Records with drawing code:
....
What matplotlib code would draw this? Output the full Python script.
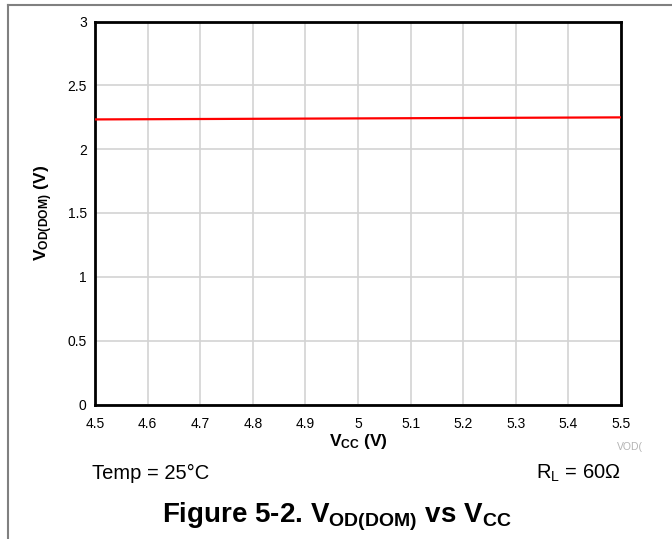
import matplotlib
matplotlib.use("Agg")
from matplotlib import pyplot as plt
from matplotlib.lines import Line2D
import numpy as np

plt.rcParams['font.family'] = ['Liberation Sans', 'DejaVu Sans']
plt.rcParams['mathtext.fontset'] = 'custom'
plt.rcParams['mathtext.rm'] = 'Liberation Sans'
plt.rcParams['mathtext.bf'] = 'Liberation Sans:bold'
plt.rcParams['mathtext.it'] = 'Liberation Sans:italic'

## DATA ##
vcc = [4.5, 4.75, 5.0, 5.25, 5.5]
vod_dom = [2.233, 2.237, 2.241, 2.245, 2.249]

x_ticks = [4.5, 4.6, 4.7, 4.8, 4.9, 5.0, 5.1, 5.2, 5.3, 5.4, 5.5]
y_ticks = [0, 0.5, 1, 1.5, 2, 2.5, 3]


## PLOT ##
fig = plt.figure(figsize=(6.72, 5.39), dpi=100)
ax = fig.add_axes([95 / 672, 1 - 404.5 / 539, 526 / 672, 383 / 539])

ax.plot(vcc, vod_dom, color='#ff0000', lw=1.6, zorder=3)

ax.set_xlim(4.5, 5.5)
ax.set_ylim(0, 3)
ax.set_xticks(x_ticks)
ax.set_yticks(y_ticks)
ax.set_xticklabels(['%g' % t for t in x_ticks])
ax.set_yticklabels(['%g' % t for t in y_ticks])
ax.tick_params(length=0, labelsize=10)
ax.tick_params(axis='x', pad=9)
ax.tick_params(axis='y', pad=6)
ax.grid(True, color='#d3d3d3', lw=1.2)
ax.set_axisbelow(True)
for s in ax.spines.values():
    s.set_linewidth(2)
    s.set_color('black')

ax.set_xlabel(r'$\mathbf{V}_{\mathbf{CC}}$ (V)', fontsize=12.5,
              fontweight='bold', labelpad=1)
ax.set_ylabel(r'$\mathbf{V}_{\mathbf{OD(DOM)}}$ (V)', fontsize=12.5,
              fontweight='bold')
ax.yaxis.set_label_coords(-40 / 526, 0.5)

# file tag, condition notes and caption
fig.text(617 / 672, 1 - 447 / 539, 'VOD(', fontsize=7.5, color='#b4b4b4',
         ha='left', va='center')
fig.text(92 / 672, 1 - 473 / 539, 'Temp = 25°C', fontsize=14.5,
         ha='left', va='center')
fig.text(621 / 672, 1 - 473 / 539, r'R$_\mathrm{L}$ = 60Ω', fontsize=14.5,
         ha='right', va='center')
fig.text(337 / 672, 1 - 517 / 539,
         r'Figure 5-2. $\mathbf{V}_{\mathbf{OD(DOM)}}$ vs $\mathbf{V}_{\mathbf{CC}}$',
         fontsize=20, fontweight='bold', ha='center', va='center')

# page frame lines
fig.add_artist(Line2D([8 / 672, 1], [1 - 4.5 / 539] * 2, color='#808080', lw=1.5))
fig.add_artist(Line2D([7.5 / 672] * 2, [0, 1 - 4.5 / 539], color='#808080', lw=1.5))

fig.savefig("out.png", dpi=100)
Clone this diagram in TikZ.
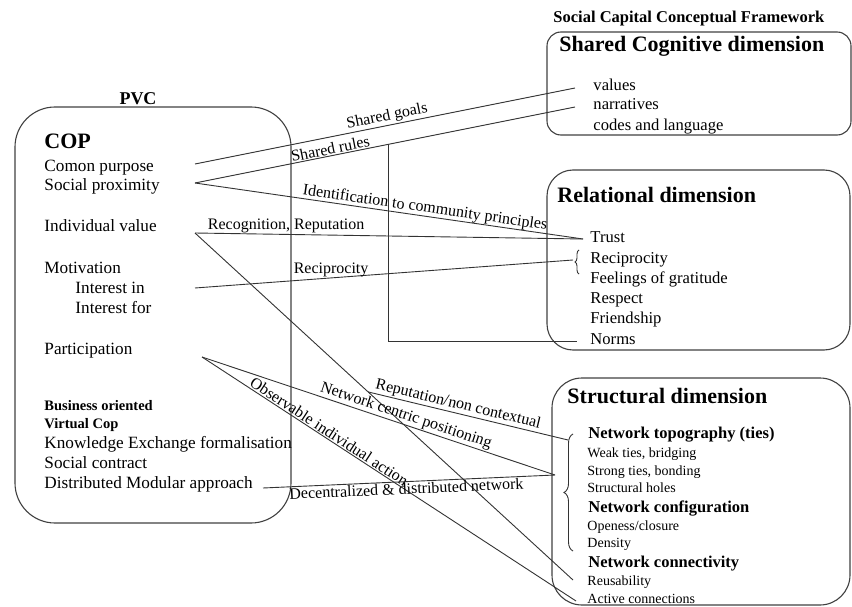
....
EXERCISE BRIEF: Above are the records; repeat their lines from the first through the line containing "fig.add_artist(Line2D([7.5 / 672]", and leave out each picture.

WRITTEN ANSWER:
What matplotlib code would draw this? Output the full Python script.
import matplotlib
matplotlib.use("Agg")
from matplotlib import pyplot as plt
from matplotlib.lines import Line2D
import numpy as np

plt.rcParams['font.family'] = ['Liberation Sans', 'DejaVu Sans']
plt.rcParams['mathtext.fontset'] = 'custom'
plt.rcParams['mathtext.rm'] = 'Liberation Sans'
plt.rcParams['mathtext.bf'] = 'Liberation Sans:bold'
plt.rcParams['mathtext.it'] = 'Liberation Sans:italic'

## DATA ##
vcc = [4.5, 4.75, 5.0, 5.25, 5.5]
vod_dom = [2.233, 2.237, 2.241, 2.245, 2.249]

x_ticks = [4.5, 4.6, 4.7, 4.8, 4.9, 5.0, 5.1, 5.2, 5.3, 5.4, 5.5]
y_ticks = [0, 0.5, 1, 1.5, 2, 2.5, 3]


## PLOT ##
fig = plt.figure(figsize=(6.72, 5.39), dpi=100)
ax = fig.add_axes([95 / 672, 1 - 404.5 / 539, 526 / 672, 383 / 539])

ax.plot(vcc, vod_dom, color='#ff0000', lw=1.6, zorder=3)

ax.set_xlim(4.5, 5.5)
ax.set_ylim(0, 3)
ax.set_xticks(x_ticks)
ax.set_yticks(y_ticks)
ax.set_xticklabels(['%g' % t for t in x_ticks])
ax.set_yticklabels(['%g' % t for t in y_ticks])
ax.tick_params(length=0, labelsize=10)
ax.tick_params(axis='x', pad=9)
ax.tick_params(axis='y', pad=6)
ax.grid(True, color='#d3d3d3', lw=1.2)
ax.set_axisbelow(True)
for s in ax.spines.values():
    s.set_linewidth(2)
    s.set_color('black')

ax.set_xlabel(r'$\mathbf{V}_{\mathbf{CC}}$ (V)', fontsize=12.5,
              fontweight='bold', labelpad=1)
ax.set_ylabel(r'$\mathbf{V}_{\mathbf{OD(DOM)}}$ (V)', fontsize=12.5,
              fontweight='bold')
ax.yaxis.set_label_coords(-40 / 526, 0.5)

# file tag, condition notes and caption
fig.text(617 / 672, 1 - 447 / 539, 'VOD(', fontsize=7.5, color='#b4b4b4',
         ha='left', va='center')
fig.text(92 / 672, 1 - 473 / 539, 'Temp = 25°C', fontsize=14.5,
         ha='left', va='center')
fig.text(621 / 672, 1 - 473 / 539, r'R$_\mathrm{L}$ = 60Ω', fontsize=14.5,
         ha='right', va='center')
fig.text(337 / 672, 1 - 517 / 539,
         r'Figure 5-2. $\mathbf{V}_{\mathbf{OD(DOM)}}$ vs $\mathbf{V}_{\mathbf{CC}}$',
         fontsize=20, fontweight='bold', ha='center', va='center')

# page frame lines
fig.add_artist(Line2D([8 / 672, 1], [1 - 4.5 / 539] * 2, color='#808080', lw=1.5))
fig.add_artist(Line2D([7.5 / 672] * 2, [0, 1 - 4.5 / 539], color='#808080', lw=1.5))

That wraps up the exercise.